Verona, Teatro Filarmonico:”L’Italiana in Algeri”

Verona. Filarmonico Theatre. ‘The Other Sides of Arena’ 2013-2014
Opera  in 2 acts, libretto by Angelo Anelli
Music by Gioachino Rossini 
Mustafa, Bey of Algiers  MIRCO PALAZZI
Elvira, his wife  ALIDA BERTI
Zulma, her slave and confidante  ALESSIA NADIN
Haly, capitain of the Algerian corsairs in the service of the Bey  FEDERICO LONGHI
Lindoro, an Italian in love with Isabella   DANIELE ZANFARDINO
Isabella, an Italian  MARINA DE LISO
Taddeo, an Italian retainer to Isabella  FILIPPO FONTANA
Orchestra and Chorus of the Arena di Verona
Conductor Francesco Lanzillotta
Chorus master Armando Tasso
Director, sets and costumes Pier Luigi Pizzi    
Verona, 6th February, 2014.

The strong point in this staging of L’Italiana in Algeri, is Pier Luigi Pizzi‘s historic production. It is fresh and delightful and above all, hasn’t dated after 20 years. The sets and costumes are refined and simple, in keeping with the levity of the opera.  Rossini embraced the 18th century’s fascination for the exotic of the Ottoman Empire, and Orientalism in general,  and it may be more than a coincidence that the opera premiered in 1813 in Venice, the city with the strongest historical ties to the Ottomans.  It seems too, that the plot was based on a true story of the time.

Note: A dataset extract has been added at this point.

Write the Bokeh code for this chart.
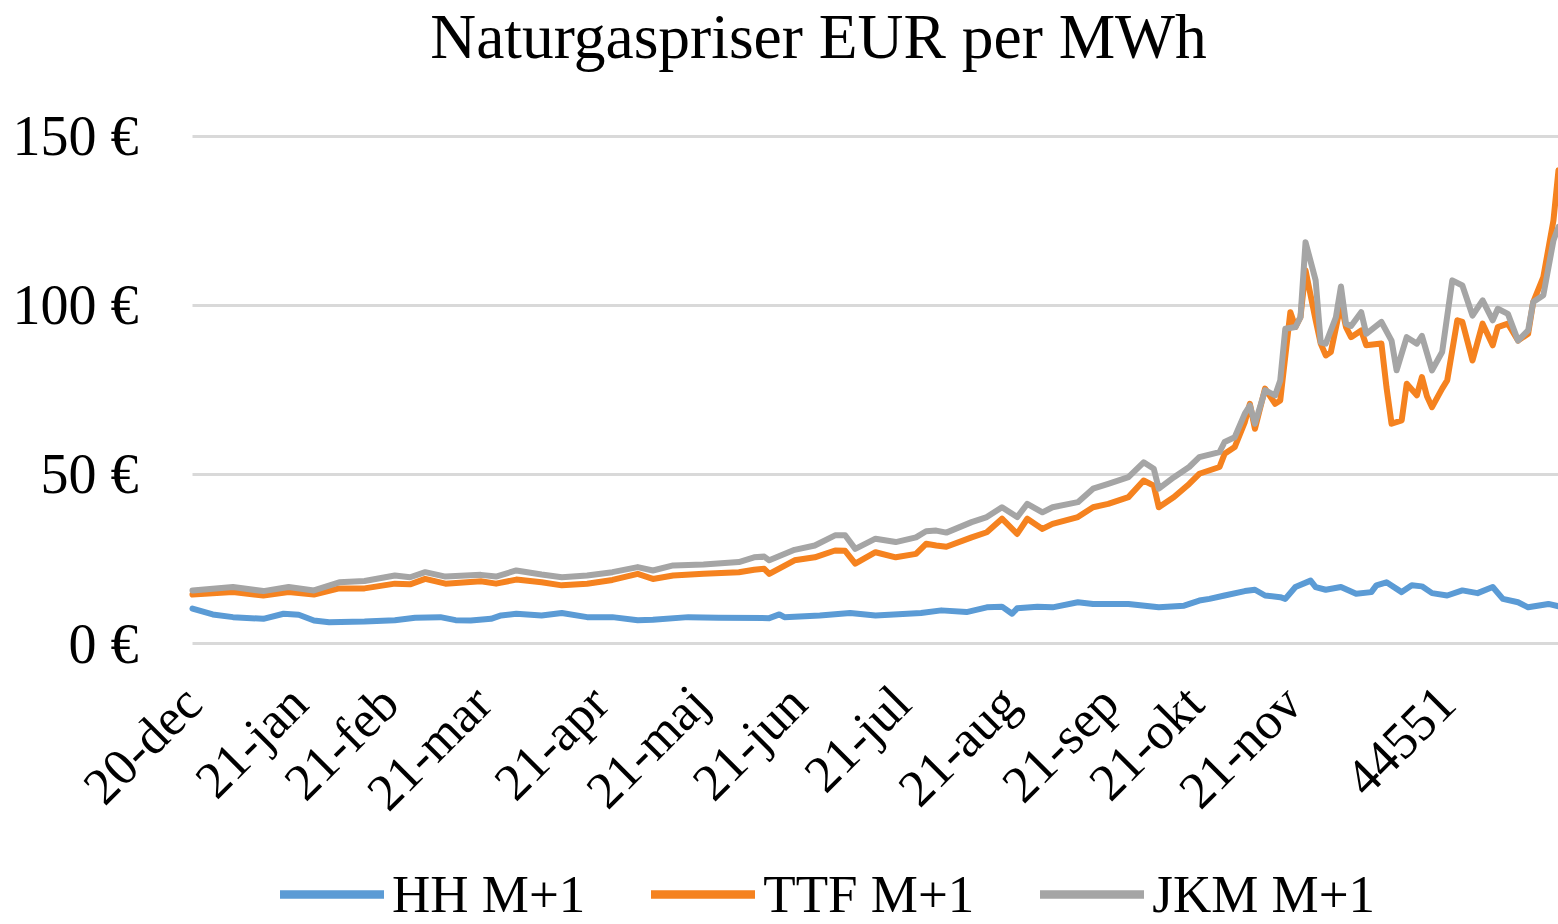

The themes treated in Rossini’s opera, notwithstanding its comic and light-hearted vein, are more than ever topical  in Italy today,  particularly in the underlying comparison between Western and Islamic culture and tradition, and the acquiescence and submission of women.  Pizzi captures the spirit of all of this with a discreet dose of  wit and irony. He creates evocative and harmonious scenes, with the skilful use of carved sliding screens, marble steps, an outdoor pavilion in the near ground and Sancta Sofia in the distance, and amusingly sets the first scene in a very convincing Turkish Bath complete with a bevy of seated eunuchs, their heads shrouded in towels. From the candles lighting the proscenium before the curtain rises, to the warmth and depth of the sky in the background, to the footlights effect on the singers and chorus, the subtlety and vibrancy of the lighting are calibrated and stunning. The elegant costumes are in oriental style but only those of the soloists are ornate and colourful, and  in very strong hues. The costumes of the eponymous heroine are very theatrical and extravagant, highlighting the strong and independent personality which is apparent from her first whip-wielding entry and defines a stark demarcation point  between the situations of the  two female contenders.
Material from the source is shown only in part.